THE REQUEST: Say how many lines contain the word "that". Only the number should be given.

— START AVAILABLE RECORDS —

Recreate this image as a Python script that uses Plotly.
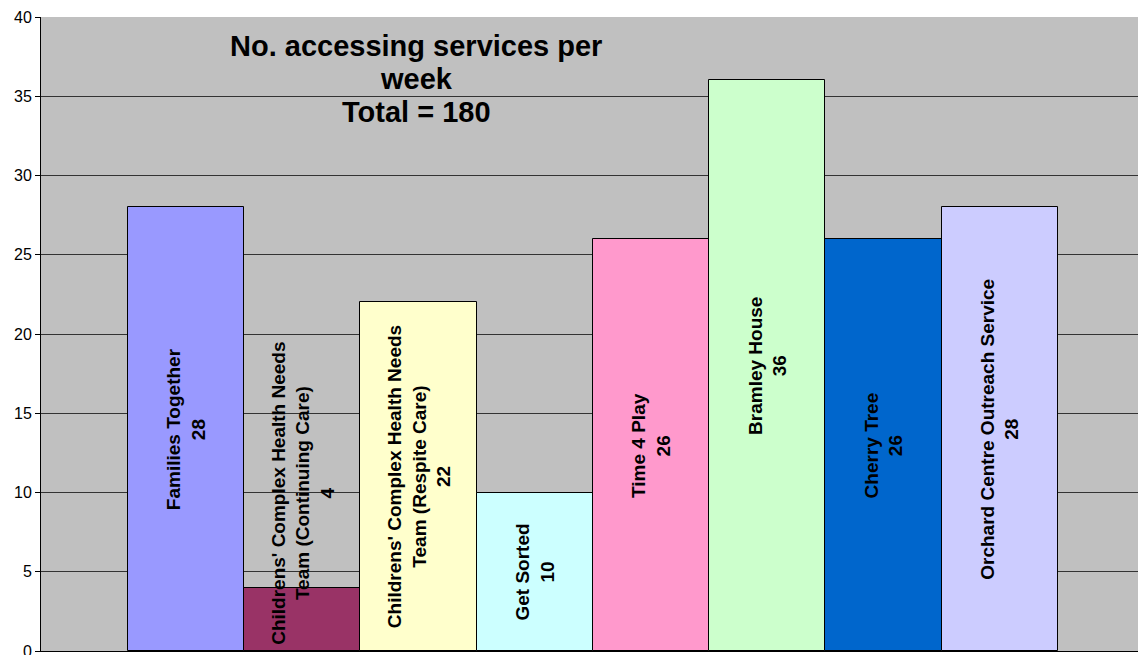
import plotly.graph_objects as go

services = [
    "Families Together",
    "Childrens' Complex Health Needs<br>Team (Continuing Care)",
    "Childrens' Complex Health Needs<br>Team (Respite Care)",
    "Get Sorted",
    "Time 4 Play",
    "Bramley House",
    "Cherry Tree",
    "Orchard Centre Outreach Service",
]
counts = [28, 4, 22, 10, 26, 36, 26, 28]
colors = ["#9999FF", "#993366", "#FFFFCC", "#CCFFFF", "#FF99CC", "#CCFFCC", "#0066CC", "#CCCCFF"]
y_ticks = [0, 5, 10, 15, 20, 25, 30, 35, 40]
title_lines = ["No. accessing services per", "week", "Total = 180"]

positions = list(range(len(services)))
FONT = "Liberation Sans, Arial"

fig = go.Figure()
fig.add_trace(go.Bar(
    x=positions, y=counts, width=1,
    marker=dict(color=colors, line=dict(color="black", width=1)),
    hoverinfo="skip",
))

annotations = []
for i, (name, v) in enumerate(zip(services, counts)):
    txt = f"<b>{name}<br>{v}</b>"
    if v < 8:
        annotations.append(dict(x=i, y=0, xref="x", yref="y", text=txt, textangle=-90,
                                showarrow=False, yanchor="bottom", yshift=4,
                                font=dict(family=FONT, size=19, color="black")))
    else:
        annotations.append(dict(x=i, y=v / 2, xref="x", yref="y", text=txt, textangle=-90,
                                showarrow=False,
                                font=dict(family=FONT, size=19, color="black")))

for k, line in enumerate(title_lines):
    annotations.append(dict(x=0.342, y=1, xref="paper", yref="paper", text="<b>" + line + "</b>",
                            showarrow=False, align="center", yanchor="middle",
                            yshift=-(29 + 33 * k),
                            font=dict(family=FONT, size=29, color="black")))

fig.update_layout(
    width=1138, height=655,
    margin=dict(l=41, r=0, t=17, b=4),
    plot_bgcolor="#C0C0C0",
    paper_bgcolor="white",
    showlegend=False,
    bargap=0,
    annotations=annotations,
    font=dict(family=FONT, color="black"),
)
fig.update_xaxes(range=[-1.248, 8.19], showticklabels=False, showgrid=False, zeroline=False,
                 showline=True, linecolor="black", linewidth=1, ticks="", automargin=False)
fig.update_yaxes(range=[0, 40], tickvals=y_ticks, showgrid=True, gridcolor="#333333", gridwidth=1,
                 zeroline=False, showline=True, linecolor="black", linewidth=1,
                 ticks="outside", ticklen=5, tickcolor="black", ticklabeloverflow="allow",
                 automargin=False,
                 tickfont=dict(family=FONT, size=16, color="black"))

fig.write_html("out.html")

— END AVAILABLE RECORDS —
— START AVAILABLE RECORDS —

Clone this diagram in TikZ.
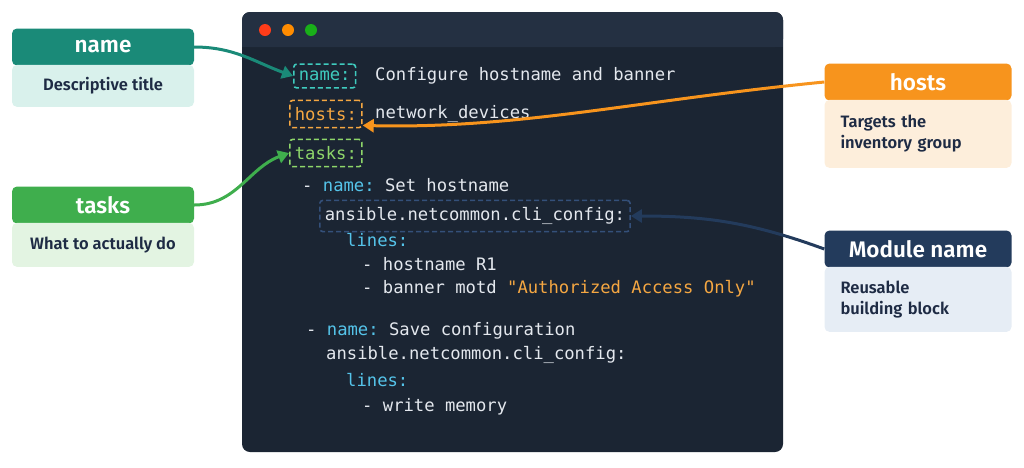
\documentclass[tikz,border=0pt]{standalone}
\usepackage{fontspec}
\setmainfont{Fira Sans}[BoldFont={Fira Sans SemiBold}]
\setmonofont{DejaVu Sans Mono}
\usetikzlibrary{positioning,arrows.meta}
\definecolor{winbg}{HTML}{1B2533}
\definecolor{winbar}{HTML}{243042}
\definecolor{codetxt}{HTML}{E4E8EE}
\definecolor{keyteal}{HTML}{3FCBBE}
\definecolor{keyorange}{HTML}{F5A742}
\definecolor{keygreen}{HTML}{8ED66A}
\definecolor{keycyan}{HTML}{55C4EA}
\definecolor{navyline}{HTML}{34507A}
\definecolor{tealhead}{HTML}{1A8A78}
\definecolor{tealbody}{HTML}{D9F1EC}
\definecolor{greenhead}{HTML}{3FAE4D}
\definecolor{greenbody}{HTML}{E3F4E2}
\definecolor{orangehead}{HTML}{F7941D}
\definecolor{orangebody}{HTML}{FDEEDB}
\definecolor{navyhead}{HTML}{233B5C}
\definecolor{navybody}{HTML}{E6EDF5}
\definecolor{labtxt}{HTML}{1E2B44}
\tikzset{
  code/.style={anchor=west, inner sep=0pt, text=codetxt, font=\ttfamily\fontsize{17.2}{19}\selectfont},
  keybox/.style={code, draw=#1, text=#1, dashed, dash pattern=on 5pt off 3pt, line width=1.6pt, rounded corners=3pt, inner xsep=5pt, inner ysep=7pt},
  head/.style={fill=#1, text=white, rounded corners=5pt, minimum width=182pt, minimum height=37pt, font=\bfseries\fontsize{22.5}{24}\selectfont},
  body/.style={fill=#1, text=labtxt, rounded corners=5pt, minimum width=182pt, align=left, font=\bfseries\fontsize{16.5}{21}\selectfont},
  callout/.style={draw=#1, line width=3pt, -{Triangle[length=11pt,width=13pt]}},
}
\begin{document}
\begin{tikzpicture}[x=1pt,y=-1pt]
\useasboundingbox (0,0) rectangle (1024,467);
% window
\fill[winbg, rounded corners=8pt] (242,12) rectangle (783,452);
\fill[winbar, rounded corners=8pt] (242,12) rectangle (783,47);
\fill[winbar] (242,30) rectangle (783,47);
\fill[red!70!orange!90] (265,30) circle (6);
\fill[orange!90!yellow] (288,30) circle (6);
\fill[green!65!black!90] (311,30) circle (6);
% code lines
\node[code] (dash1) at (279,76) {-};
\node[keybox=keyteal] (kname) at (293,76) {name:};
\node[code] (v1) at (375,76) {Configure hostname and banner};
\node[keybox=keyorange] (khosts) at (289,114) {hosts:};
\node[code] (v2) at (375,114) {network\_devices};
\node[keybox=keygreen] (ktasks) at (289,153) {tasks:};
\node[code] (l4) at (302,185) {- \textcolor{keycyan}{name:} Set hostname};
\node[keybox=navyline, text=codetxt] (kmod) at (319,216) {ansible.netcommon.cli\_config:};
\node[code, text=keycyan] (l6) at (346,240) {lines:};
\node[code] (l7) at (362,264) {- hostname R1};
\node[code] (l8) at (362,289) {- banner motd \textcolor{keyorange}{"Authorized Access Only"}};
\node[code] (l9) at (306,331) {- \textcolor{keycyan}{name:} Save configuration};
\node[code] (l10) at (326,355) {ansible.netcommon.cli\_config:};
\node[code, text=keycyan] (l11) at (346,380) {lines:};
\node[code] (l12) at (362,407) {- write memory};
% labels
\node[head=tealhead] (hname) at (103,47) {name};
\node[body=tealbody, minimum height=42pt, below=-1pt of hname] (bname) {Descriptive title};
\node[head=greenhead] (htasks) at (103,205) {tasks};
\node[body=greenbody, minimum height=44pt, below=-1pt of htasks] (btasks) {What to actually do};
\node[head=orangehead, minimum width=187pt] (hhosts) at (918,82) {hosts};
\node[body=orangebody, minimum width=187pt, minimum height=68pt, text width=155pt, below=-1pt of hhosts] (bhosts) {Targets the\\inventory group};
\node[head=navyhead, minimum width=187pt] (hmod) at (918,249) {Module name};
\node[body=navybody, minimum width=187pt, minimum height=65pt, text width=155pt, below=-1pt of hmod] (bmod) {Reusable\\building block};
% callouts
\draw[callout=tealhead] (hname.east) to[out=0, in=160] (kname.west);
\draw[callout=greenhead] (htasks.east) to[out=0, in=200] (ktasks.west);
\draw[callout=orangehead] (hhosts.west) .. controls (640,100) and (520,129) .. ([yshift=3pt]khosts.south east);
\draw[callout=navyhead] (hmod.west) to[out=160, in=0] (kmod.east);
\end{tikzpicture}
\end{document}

— END AVAILABLE RECORDS —
— START AVAILABLE RECORDS —

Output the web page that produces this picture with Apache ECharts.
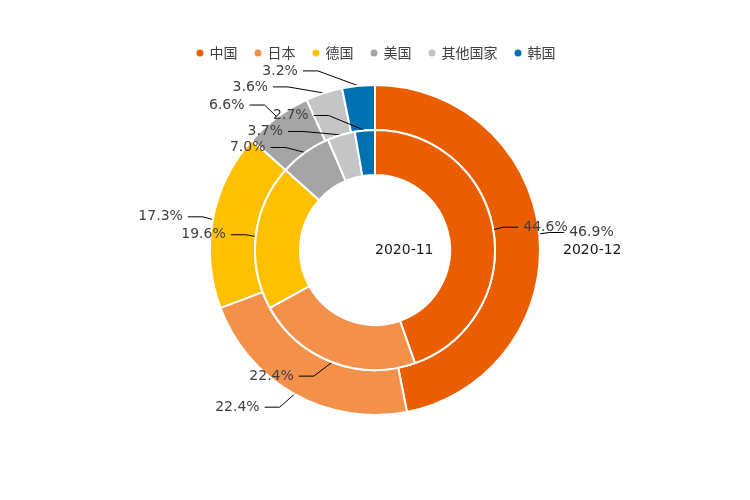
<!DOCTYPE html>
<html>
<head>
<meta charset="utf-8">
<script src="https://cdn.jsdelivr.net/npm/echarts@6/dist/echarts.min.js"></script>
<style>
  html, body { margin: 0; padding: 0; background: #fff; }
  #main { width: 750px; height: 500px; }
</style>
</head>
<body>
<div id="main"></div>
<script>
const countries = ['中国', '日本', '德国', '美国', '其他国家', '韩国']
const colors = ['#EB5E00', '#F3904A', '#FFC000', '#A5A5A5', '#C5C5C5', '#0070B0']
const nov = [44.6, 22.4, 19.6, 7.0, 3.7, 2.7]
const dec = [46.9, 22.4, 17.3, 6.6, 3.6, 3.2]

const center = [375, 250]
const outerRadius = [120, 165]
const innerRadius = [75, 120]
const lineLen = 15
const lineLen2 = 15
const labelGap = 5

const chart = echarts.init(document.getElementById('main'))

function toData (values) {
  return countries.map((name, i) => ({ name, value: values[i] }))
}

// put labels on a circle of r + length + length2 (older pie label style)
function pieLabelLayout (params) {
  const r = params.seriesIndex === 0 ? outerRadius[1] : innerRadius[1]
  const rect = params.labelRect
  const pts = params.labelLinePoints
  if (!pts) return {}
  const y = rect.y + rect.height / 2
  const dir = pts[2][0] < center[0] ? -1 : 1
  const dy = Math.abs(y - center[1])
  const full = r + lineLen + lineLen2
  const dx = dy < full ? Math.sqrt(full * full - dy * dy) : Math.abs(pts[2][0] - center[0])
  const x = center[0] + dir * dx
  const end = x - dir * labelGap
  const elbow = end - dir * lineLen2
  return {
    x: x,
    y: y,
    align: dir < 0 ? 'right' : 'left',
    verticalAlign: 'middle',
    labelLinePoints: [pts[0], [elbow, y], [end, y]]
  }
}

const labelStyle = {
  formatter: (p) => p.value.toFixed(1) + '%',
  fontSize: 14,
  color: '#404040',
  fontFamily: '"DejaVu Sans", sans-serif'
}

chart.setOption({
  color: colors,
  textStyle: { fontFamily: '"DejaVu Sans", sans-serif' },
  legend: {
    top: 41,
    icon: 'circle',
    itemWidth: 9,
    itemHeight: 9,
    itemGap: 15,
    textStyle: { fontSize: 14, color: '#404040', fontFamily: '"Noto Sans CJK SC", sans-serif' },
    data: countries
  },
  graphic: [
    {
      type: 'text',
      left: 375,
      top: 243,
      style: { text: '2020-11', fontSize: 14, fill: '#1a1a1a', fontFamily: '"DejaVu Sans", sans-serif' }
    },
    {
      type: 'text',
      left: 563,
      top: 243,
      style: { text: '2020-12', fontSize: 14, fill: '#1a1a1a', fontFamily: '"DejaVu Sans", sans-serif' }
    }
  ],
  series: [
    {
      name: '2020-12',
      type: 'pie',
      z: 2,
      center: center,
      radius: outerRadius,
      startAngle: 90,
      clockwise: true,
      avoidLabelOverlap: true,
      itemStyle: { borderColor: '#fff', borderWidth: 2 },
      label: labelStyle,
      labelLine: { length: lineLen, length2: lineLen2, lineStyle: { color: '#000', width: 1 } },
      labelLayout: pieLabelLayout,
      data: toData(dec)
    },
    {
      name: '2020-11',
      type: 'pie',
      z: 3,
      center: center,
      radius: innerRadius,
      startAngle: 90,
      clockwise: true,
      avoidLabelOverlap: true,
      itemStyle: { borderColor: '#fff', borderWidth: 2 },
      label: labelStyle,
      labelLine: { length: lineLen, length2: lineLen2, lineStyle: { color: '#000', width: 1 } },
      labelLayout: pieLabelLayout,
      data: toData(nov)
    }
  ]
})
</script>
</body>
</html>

— END AVAILABLE RECORDS —

SOLUTION TO THIS PROBLEM: 2